26 Apr 2021

Curtain Hug

Disasters can be either natural or manmade and recently there have been several instances where the two were interrelated, mainly due to human error, sheer negligence, and rampant exploitation of natural resources. One such example is the recent disaster in Uttarakhand’s Chamoli district on February 7, 2021, in the form of a deluge, after a portion of the Nanda Devi glacier broke off. The sudden severe flooding of the Dhauli Ganga, Rishi Ganga, and Alaknanda rivers (tributaries of the Ganga) triggered widespread panic and large-scale devastation in the mountain areas. The two power projects— NTPC’s Tapovan-Vishnugad Hydro Project and the Rishi Ganga Power Project— were extensively damaged with scores of laborers trapped in tunnels as the waters came rushing in. According to the state government’s reports, at least 32 people have been feared to be dead and 206 people have been reported missing.
Several experts have been trying to determine the cause of these sudden floods, but so far an exact reason has not been confirmed. One of the most widely considered scenarios for the incident is the Glacial Lake Outburst Flood (GLOF). GLOFs and resulting disasters downstream during extreme rainfall events in glacial regions are commonly forecast by scientists. But this time scientists have seen it happen in winter when such events are least expected. IIT Indore’s Assistant Professor Mohd Farooq Azam termed the possibility as a rare incident. Climate change and the shifting weather patterns caused by global warming have been cited as another possible reason. According to Anjal Prakash, one of the lead authors of a special report on oceans and cryosphere of the Intergovernmental Panel on Climate Change (IPCC), although it’s too early to explain the cause of the devastation, prima facie it seemed to be due to climate change and global warming which has become an alarming and irreversible situation now.

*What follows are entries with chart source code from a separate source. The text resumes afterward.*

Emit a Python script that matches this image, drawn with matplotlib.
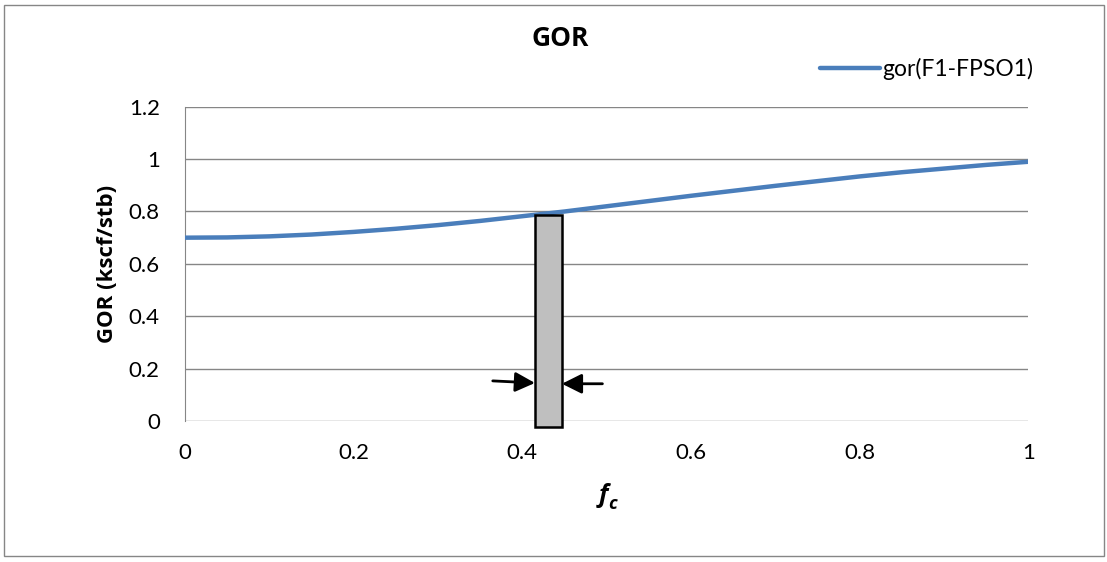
import matplotlib.pyplot as plt
from matplotlib.patches import Rectangle

plt.rcParams['font.family'] = ['Lato', 'DejaVu Sans']
bold_font = ['Open Sans', 'DejaVu Sans']

fc = [0.0, 0.05, 0.1, 0.15, 0.2, 0.25, 0.3, 0.35, 0.4, 0.45, 0.5,
      0.55, 0.6, 0.65, 0.7, 0.75, 0.8, 0.85, 0.9, 0.95, 1.0]
gor = [0.700, 0.701, 0.705, 0.712, 0.722, 0.734, 0.748, 0.764, 0.782, 0.800, 0.820,
       0.840, 0.860, 0.879, 0.898, 0.916, 0.934, 0.950, 0.964, 0.978, 0.990]

# grey block marking the selected fc range
block_x = [0.415, 0.447]
block_y = [-0.023, 0.787]
arrow_y = 0.145

fig = plt.figure(figsize=(11.07, 5.62), dpi=100)
fig.patches.append(Rectangle((0.004, 0.011), 0.993, 0.98, transform=fig.transFigure,
                             fill=False, edgecolor='#868686', lw=1))
ax = fig.add_axes([0.167, 0.251, 0.762, 0.559])

ax.plot(fc, gor, color='#4a7ebb', lw=3.2, solid_capstyle='round', label='gor(F1-FPSO1)', zorder=3)
ax.add_patch(Rectangle((block_x[0], block_y[0]), block_x[1] - block_x[0], block_y[1] - block_y[0],
                       facecolor='#bfbfbf', edgecolor='black', lw=1.8, zorder=4, clip_on=False))
ax.annotate('', xy=(block_x[0], arrow_y), xytext=(0.365, arrow_y + 0.008),
            arrowprops=dict(arrowstyle='-|>', color='black', lw=2, mutation_scale=30,
                            shrinkA=0, shrinkB=0))
ax.annotate('', xy=(block_x[1], arrow_y - 0.003), xytext=(0.495, arrow_y - 0.003),
            arrowprops=dict(arrowstyle='-|>', color='black', lw=2, mutation_scale=30,
                            shrinkA=0, shrinkB=0))

ax.set_xlim(0, 1)
ax.set_ylim(0, 1.2)
ax.set_xticks([0, 0.2, 0.4, 0.6, 0.8, 1])
ax.set_xticklabels(['0', '0.2', '0.4', '0.6', '0.8', '1'])
ax.set_yticks([0, 0.2, 0.4, 0.6, 0.8, 1, 1.2])
ax.set_yticklabels(['0', '0.2', '0.4', '0.6', '0.8', '1', '1.2'])
ax.tick_params(labelsize=16, length=0)
ax.tick_params(axis='y', pad=18)
ax.tick_params(axis='x', pad=16)
ax.yaxis.grid(True, color='#868686', lw=1)
ax.set_axisbelow(True)
for s in ['top', 'right', 'bottom']:
    ax.spines[s].set_visible(False)
ax.spines['left'].set_color('#868686')

fig.text(0.506, 0.932, 'GOR', ha='center', va='center', fontsize=19, fontweight='bold', family=bold_font)
fig.text(0.545, 0.118, 'f', ha='center', va='center',
         fontsize=18, fontweight='bold', fontstyle='italic', family=bold_font)
fig.text(0.549, 0.104, 'c', ha='left', va='center', fontsize=13, fontweight='bold',
         fontstyle='italic', family=bold_font)
fig.text(0.097, 0.53, 'GOR (kscf/stb)', rotation=90, ha='center', va='center',
         fontsize=16, fontweight='bold', family=bold_font)

ax.legend(loc='upper right', bbox_to_anchor=(1.03, 1.22), frameon=False, fontsize=16.5,
          handlelength=2.6, handletextpad=0.1)

plt.savefig('out.png')
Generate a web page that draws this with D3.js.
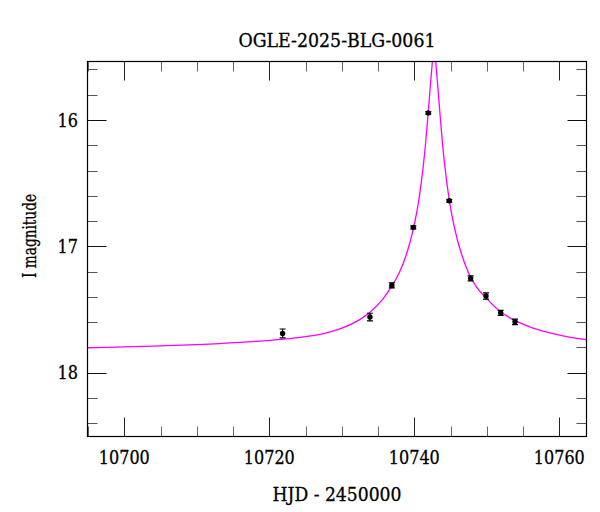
<!DOCTYPE html>
<html><head><meta charset="utf-8">
<script src="https://cdn.jsdelivr.net/npm/d3@7"></script>
<style>html,body{margin:0;padding:0;background:#fff}svg{display:block}</style>
</head><body>
<svg id="chart" width="600" height="512"></svg>
<script>
// ---- data ----
const titleText = "OGLE-2025-BLG-0061";
const xLabelText = "HJD - 2450000";
const yLabelText = "I magnitude";

const obsHJD = [10721.83, 10733.88, 10736.9, 10739.86, 10741.93, 10744.82, 10747.77, 10749.89, 10751.91, 10753.89];
const obsMag = [17.69, 17.56, 17.31, 16.85, 15.944, 16.64, 17.254, 17.394, 17.527, 17.598];
const obsErr = [0.035, 0.03, 0.02, 0.012, 0.01, 0.01, 0.02, 0.025, 0.02, 0.022];

// model light curve
const modelHJD = [10694.92, 10703.92, 10713.12, 10719.52, 10723.32, 10727.92, 10729.82, 10732.52, 10733.92, 10735.62,
                  10736.82, 10737.92, 10738.92, 10739.84, 10740.64, 10741.22, 10741.52, 10741.91, 10742.22, 10742.47, 10742.72,
                  10742.97, 10743.22, 10743.53, 10743.92, 10744.22, 10744.80, 10745.60, 10746.52, 10747.52, 10748.62,
                  10749.92, 10751.72, 10753.92, 10756.02, 10758.32, 10761.02, 10763.82];
const modelMag = [17.805, 17.79, 17.77, 17.747, 17.727, 17.685, 17.652, 17.579, 17.521, 17.421,
                  17.322, 17.21, 17.063, 16.869, 16.627, 16.371, 16.207, 15.944, 15.72, 15.55, 15.30,
                  15.55, 15.72, 15.944, 16.207, 16.371, 16.627, 16.869, 17.063, 17.215, 17.325,
                  17.41, 17.51, 17.589, 17.64, 17.68, 17.715, 17.74];

const xDomain = [10694.92, 10763.75];
const yDomain = [15.537, 18.506];
const xMajorTicks = [10700, 10720, 10740, 10760];
const xMinorTicks = [10695, 10705, 10710, 10715, 10725, 10730, 10735, 10745, 10750, 10755];
const yMajorTicks = [16, 17, 18];
const yMinorTicks = [15.6, 15.8, 16.2, 16.4, 16.6, 16.8, 17.2, 17.4, 17.6, 17.8, 18.2, 18.4];

// ---- layout ----
const L = 87.5, R = 586.5, T = 61.5, B = 436.5;
const FONT = "'DejaVu Serif', serif";
const svg = d3.select("#chart");
const x = d3.scaleLinear().domain(xDomain).range([L, R]);
const y = d3.scaleLinear().domain(yDomain).range([T, B]);
const px = v => Math.round(x(v)) + 0.5;
const py = v => Math.round(y(v)) + 0.5;

svg.append("rect").attr("width", 600).attr("height", 512).attr("fill", "#fff");

svg.append("clipPath").attr("id", "clip").append("rect")
  .attr("x", L).attr("y", T).attr("width", R - L).attr("height", B - T);

// ticks
const MAJ = 19, MIN = 10;
const tickG = svg.append("g").attr("stroke-width", 1).attr("fill", "none");
function xt(vals, len, col) {
  vals.forEach(v => {
    tickG.append("line").attr("x1", px(v)).attr("x2", px(v)).attr("y1", B).attr("y2", B - len).attr("stroke", col);
    tickG.append("line").attr("x1", px(v)).attr("x2", px(v)).attr("y1", T).attr("y2", T + len).attr("stroke", col);
  });
}
function yt(vals, len, col) {
  vals.forEach(v => {
    tickG.append("line").attr("y1", py(v)).attr("y2", py(v)).attr("x1", L).attr("x2", L + len).attr("stroke", col);
    tickG.append("line").attr("y1", py(v)).attr("y2", py(v)).attr("x1", R).attr("x2", R - len).attr("stroke", col);
  });
}
xt(xMinorTicks, MIN, "#666");
xt(xMajorTicks, MAJ, "#222");
yt(yMinorTicks, MIN, "#555");
yt(yMajorTicks, MAJ, "#111");

// model curve
const line = d3.line().x(d => x(d[0])).y(d => y(d[1])).curve(d3.curveMonotoneX);
svg.append("path")
  .datum(modelHJD.map((t, i) => [t, modelMag[i]]))
  .attr("clip-path", "url(#clip)")
  .attr("d", line)
  .attr("fill", "none").attr("stroke", "#ff00ff").attr("stroke-width", 1.3);

// observations
const og = svg.append("g").attr("clip-path", "url(#clip)");
obsHJD.forEach((t, i) => {
  const cx = x(t), m = obsMag[i], e = obsErr[i];
  const y1 = y(m - e), y2 = y(m + e);
  og.append("line").attr("x1", cx).attr("x2", cx).attr("y1", y1).attr("y2", y2).attr("stroke", "#000").attr("stroke-width", 1.2);
  [y1, y2].forEach(yy => og.append("line").attr("x1", cx - 3).attr("x2", cx + 3).attr("y1", yy).attr("y2", yy).attr("stroke", "#000").attr("stroke-width", 1.2));
  og.append("circle").attr("cx", cx).attr("cy", y(m)).attr("r", 2.7).attr("fill", "#000");
});

// frame
svg.append("rect").attr("x", L).attr("y", T).attr("width", R - L).attr("height", B - T)
  .attr("fill", "none").attr("stroke", "#000").attr("stroke-width", 1.2);

// text
function txt(g, xx, yy, s, len, anchor) {
  return g.append("text").attr("x", xx).attr("y", yy).attr("text-anchor", anchor || "middle")
    .attr("textLength", len).attr("lengthAdjust", "spacingAndGlyphs").text(s);
}
const lab = svg.append("g").attr("font-family", FONT).attr("font-size", 18).attr("fill", "#000")
  .attr("stroke", "#000").attr("stroke-width", 0.3);
xMajorTicks.forEach(v => txt(lab, x(v), 464, d3.format("d")(v), 51));
yMajorTicks.forEach(v => txt(lab, 78, y(v) + 6.7, d3.format("d")(v), 20.5, "end"));

txt(lab, 337, 47, titleText, 197);
txt(lab, 337, 501, xLabelText, 129);
lab.append("text").attr("transform", "translate(36,236) rotate(-90)").attr("text-anchor", "middle")
  .attr("textLength", 84).attr("lengthAdjust", "spacingAndGlyphs").text(yLabelText);
</script>
</body></html>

The causes may come to light sooner or later, but one thing that is quite evident from the increase in the frequency of the occurrence of such disasters in the Himalayan region is that it’s high time we took necessary preventive measures and upgraded the disaster management. One of the controversial aspects of this incident is the loss of the lives of the people working on the above-mentioned power projects. The Indian Supreme Court recognized the risks of hydropower projects in the high mountains after the 2013 flood in Uttarakhand, but the projects continued anyway. Power projects like these have become a necessary evil to satisfy the energy needs of the ever-growing population. A probable solution to lessen the extent of additional damage brought about by these projects could be to impose stricter rules and regulations in terms of safety measures undertaken while assessing the location of constructing such projects. In the words of Manu Gupta, a co-founder of the SEEDS (an organization working on sustainability and disaster resilience) “As climate change makes the Himalayas even more vulnerable, we need to put ecology at the center of our development paradigm in Uttarakhand and across the country.”